For all intents and purposes, the league devolved into a Winnipeg-based organization run by Winnipeggers, who were only interested in benefits for the city, such as the market. 
As Premier Roblin and Lawrence, the provincial minister of agriculture, asserted, the market was “purely a Winnipeg affair.” The provincial government had given $2,500 of a promised $5,000 grant to the league in 1912, but a year later, when it became clear that the direction of the league had changed from immigration to rural Manitoba to a public market in Winnipeg, the province was unwilling to provide more capital to the league. 

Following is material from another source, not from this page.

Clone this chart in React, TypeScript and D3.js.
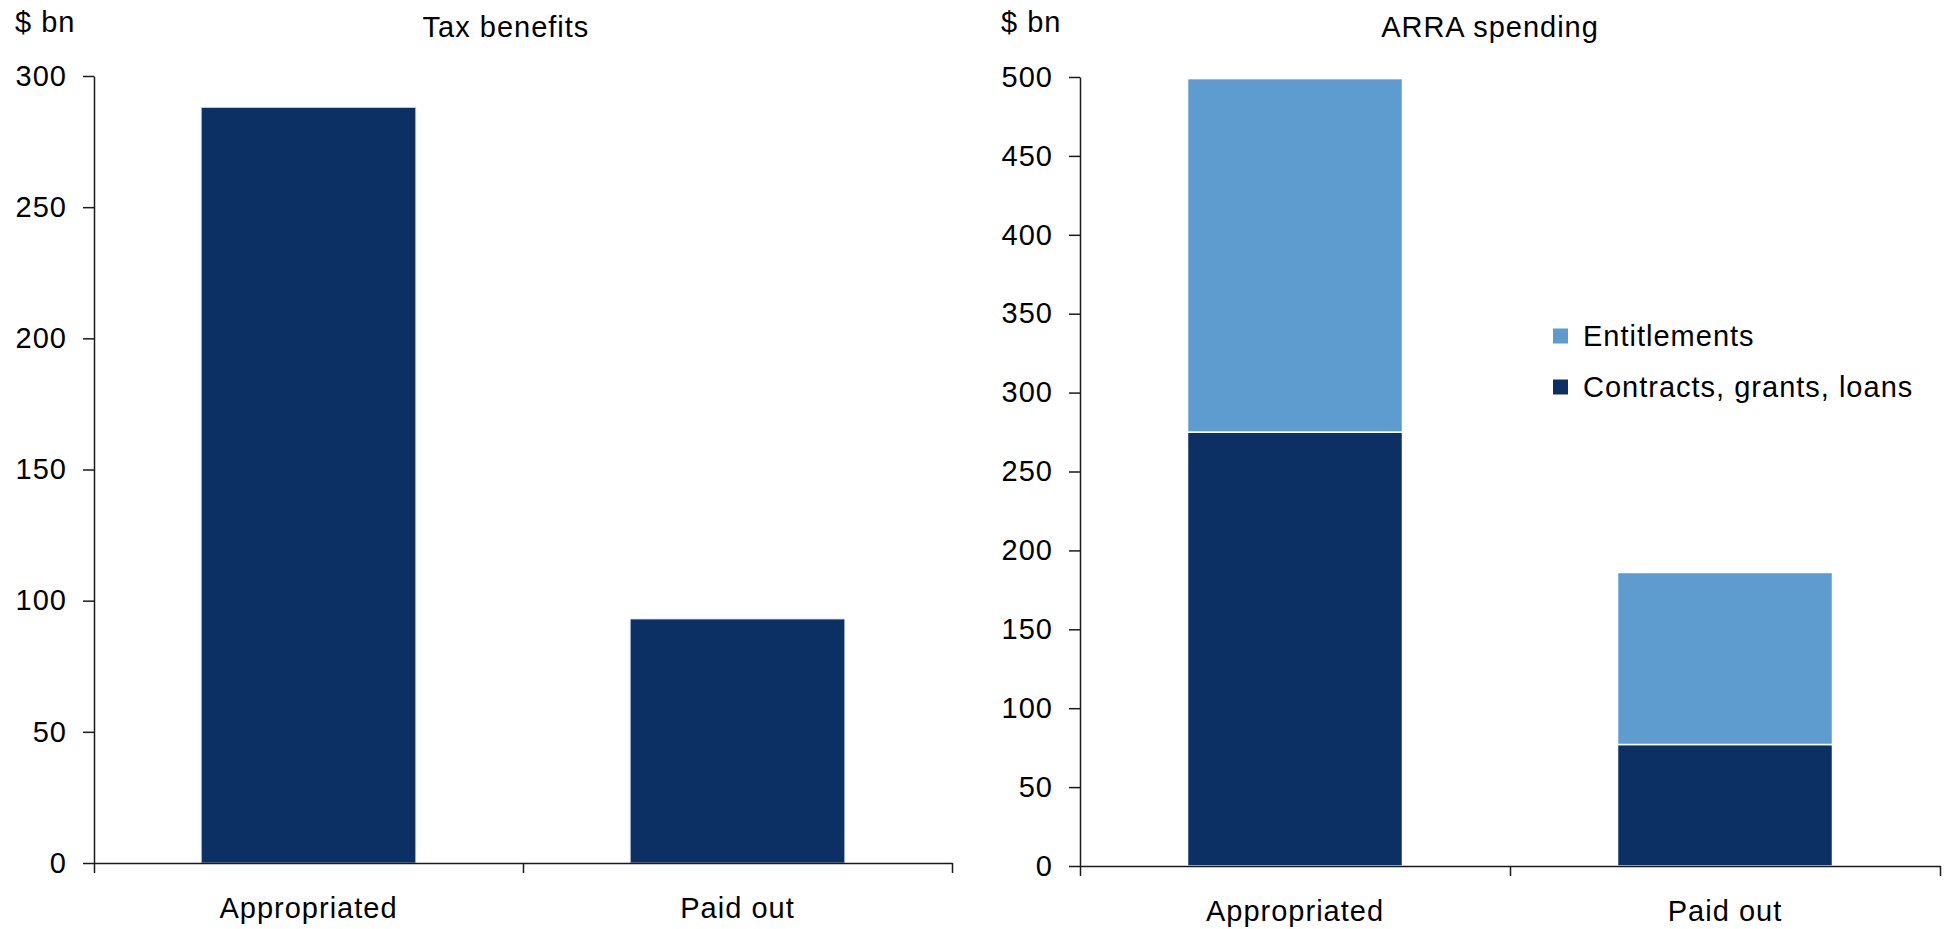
import { useEffect, useRef } from 'react';
import * as d3 from 'd3';

// values ($ bn)
const categories = ['Appropriated', 'Paid out'];
const taxBenefits = [288, 93];
const contractsGrantsLoans = [275, 77];
const entitlements = [224, 109];
const taxTicks = [0, 50, 100, 150, 200, 250, 300];
const arraTicks = [0, 50, 100, 150, 200, 250, 300, 350, 400, 450, 500];
const seriesNames = ['Entitlements', 'Contracts, grants, loans'];

const COLORS = {
  navy: '#0d3064',
  light: '#5e9ccf',
  axis: '#1a1a1a',
  text: '#000'
};

const FONT = '"Liberation Sans", Arial, sans-serif';
const FONT_SIZE = 29;

export default function App() {
  const svgRef = useRef<SVGSVGElement>(null);

  useEffect(() => {
    document.body.style.margin = '0';
    if (!svgRef.current) return;
    const svg = d3.select(svgRef.current);
    svg.selectAll('*').remove();

    const txt = (sel: any) =>
      sel
        .attr('font-family', FONT)
        .attr('font-size', FONT_SIZE)
        .attr('letter-spacing', 1)
        .attr('fill', COLORS.text);

    // draws one panel's axes and returns its scales
    const panel = (
      left: number,
      right: number,
      top: number,
      bottom: number,
      max: number,
      ticks: number[],
      title: string,
      titleX: number,
      unitX: number
    ) => {
      const y = d3.scaleLinear().domain([0, max]).range([bottom, top]);
      const x = d3
        .scaleBand()
        .domain(categories)
        .range([left, right])
        .paddingInner(0.5)
        .paddingOuter(0.25);
      const xEdges = d3.scaleLinear().domain([0, categories.length]).range([left, right]);

      const g = svg.append('g');

      const yAxis = g
        .append('g')
        .attr('transform', `translate(${left},0)`)
        .call(d3.axisLeft(y).tickValues(ticks).tickSize(11).tickSizeOuter(0).tickPadding(16));
      yAxis.selectAll('path, line').attr('stroke', COLORS.axis).attr('stroke-width', 1.5);
      yAxis.selectAll('text').call(txt);

      const xAxis = g
        .append('g')
        .attr('transform', `translate(0,${bottom})`)
        .call(
          d3
            .axisBottom(xEdges)
            .tickValues(d3.range(categories.length + 1))
            .tickFormat(() => '')
            .tickSize(10)
            .tickSizeOuter(0)
        );
      xAxis.selectAll('path, line').attr('stroke', COLORS.axis).attr('stroke-width', 1.5);

      g.selectAll('.cat')
        .data(categories)
        .enter()
        .append('text')
        .attr('x', d => x(d)! + x.bandwidth() / 2)
        .attr('y', bottom + 55)
        .attr('text-anchor', 'middle')
        .call(txt)
        .text(d => d);

      g.append('text')
        .attr('x', titleX)
        .attr('y', 37)
        .attr('text-anchor', 'middle')
        .call(txt)
        .text(title);

      g.append('text')
        .attr('x', unitX)
        .attr('y', 32)
        .call(txt)
        .text('$ bn');

      return { x, y, g };
    };

    // left panel: tax benefits
    const p1 = panel(94, 952, 76, 863, 300, taxTicks, 'Tax benefits', 506, 15);
    p1.g
      .insert('g', ':first-child')
      .selectAll('rect')
      .data(categories)
      .enter()
      .append('rect')
      .attr('x', d => p1.x(d)!)
      .attr('width', p1.x.bandwidth())
      .attr('y', (_, i) => p1.y(taxBenefits[i]))
      .attr('height', (_, i) => p1.y(0) - p1.y(taxBenefits[i]))
      .attr('fill', COLORS.navy)
      .attr('stroke', '#c9d6e8')
      .attr('stroke-width', 0.8);

    // right panel: ARRA spending, stacked
    const p2 = panel(1080, 1940, 77, 866, 500, arraTicks, 'ARRA spending', 1490, 1001);
    const rows = categories.map((c, i) => ({
      category: c,
      contracts: contractsGrantsLoans[i],
      entitlements: entitlements[i]
    }));
    const stack = d3.stack<any>().keys(['contracts', 'entitlements'])(rows);
    const fills = [COLORS.navy, COLORS.light];
    const bars = p2.g.insert('g', ':first-child');
    stack.forEach((layer, li) => {
      bars
        .append('g')
        .selectAll('rect')
        .data(layer)
        .enter()
        .append('rect')
        .attr('x', d => p2.x(d.data.category)!)
        .attr('width', p2.x.bandwidth())
        .attr('y', d => p2.y(d[1]))
        .attr('height', d => p2.y(d[0]) - p2.y(d[1]))
        .attr('fill', fills[li])
        .attr('stroke', '#fff')
        .attr('stroke-width', 1.5);
    });

    // legend
    const legend = svg.append('g').attr('transform', 'translate(1553,336)');
    const legendColors = [COLORS.light, COLORS.navy];
    seriesNames.forEach((name, i) => {
      legend
        .append('rect')
        .attr('x', 0)
        .attr('y', i * 51 - 7.5)
        .attr('width', 15)
        .attr('height', 15)
        .attr('fill', legendColors[i]);
      legend
        .append('text')
        .attr('x', 30)
        .attr('y', i * 51)
        .attr('dominant-baseline', 'central')
        .call(txt)
        .text(name);
    });
  }, []);

  return (
    <svg
      ref={svgRef}
      width={1949}
      height={929}
      viewBox="0 0 1949 929"
      style={{ display: 'block', position: 'absolute', left: 0, top: 0, background: '#fff' }}
    />
  );
}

The Million for Manitoba League was said to have begun with great enthusiasm expressed across the province, but disappeared in 1914 with scarcely a whimper of protest from a membership that by then had become apathetic to its continued existence. 
According to the 1921 Canadian Census, the population of the province was just 610,118 people, which was well short of the one-million goal sought within 10 years by the league in 1911. It wasn’t until decades later in 1976 that Manitoba could claim over one-million people (Statistics Canada data).